*What the task asks:* Tally the lines holding "with" and state only that figure.

*Stored records:*
'''
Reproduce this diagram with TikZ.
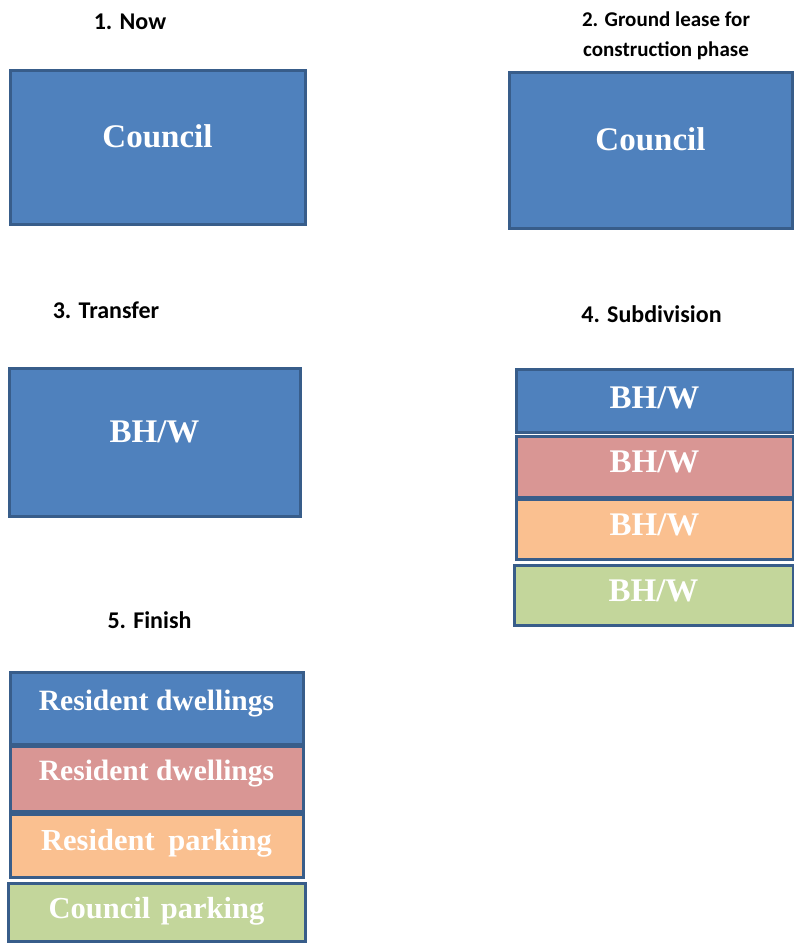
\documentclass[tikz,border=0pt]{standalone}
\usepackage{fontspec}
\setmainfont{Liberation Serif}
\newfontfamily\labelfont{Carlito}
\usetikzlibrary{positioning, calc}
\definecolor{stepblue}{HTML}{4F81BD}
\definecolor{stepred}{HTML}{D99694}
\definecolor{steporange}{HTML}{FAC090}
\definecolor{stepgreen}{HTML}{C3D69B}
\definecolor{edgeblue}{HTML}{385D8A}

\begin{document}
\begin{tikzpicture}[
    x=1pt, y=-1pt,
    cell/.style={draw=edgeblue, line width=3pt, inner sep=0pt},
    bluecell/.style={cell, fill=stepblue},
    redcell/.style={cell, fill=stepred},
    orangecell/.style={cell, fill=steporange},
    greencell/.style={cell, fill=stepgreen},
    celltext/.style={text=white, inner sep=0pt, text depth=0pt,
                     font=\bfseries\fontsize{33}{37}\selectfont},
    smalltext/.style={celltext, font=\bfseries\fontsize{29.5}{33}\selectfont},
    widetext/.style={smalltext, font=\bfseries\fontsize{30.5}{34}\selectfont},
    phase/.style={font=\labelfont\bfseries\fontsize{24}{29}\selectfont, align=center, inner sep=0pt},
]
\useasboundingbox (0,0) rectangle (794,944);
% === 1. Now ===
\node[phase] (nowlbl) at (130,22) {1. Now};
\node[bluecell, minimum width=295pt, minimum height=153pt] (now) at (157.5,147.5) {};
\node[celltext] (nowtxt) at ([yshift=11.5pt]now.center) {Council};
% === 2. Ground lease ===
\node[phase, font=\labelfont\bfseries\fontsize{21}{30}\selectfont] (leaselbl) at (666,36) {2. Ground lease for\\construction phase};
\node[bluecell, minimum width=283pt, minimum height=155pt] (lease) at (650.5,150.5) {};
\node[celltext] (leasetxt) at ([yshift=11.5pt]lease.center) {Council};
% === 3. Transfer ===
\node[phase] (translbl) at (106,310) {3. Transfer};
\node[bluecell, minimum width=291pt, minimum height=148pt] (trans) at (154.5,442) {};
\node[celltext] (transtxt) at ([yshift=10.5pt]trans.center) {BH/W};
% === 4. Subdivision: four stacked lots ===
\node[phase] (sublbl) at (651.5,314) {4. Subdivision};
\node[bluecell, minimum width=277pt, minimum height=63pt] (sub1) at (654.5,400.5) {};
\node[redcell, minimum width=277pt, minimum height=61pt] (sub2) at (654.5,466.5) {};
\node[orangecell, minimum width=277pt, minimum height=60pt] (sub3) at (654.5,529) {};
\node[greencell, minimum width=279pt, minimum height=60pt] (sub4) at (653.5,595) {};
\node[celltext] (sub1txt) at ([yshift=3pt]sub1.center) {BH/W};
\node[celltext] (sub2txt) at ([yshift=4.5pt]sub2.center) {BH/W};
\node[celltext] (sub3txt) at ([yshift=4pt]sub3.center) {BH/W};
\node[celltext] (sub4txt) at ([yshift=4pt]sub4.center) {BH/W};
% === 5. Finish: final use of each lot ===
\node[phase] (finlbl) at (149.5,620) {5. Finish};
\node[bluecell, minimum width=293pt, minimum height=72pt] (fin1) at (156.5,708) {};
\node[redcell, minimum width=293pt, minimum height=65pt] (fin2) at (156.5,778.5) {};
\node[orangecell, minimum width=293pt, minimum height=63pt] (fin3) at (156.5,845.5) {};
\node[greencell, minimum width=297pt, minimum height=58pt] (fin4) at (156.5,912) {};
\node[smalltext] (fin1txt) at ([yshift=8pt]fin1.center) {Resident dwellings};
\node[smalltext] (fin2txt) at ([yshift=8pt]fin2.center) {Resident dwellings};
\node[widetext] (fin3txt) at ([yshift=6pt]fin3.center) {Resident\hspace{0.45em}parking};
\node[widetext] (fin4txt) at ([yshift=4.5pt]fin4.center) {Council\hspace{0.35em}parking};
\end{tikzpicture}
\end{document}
'''
'''
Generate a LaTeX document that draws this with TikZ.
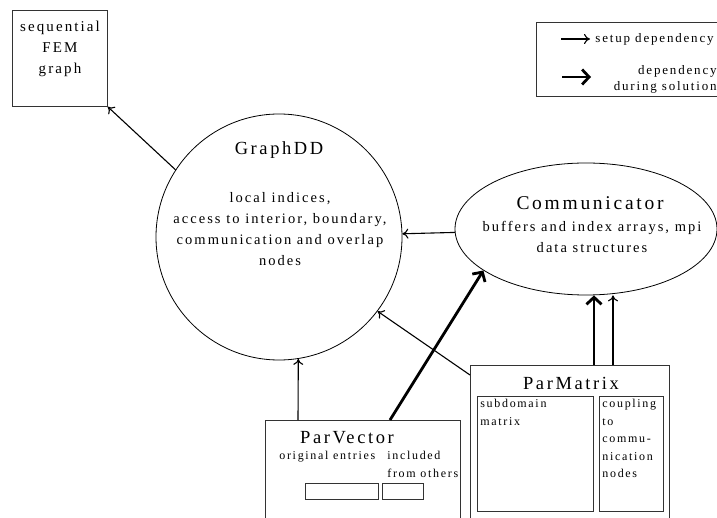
'''
*Result below:* 2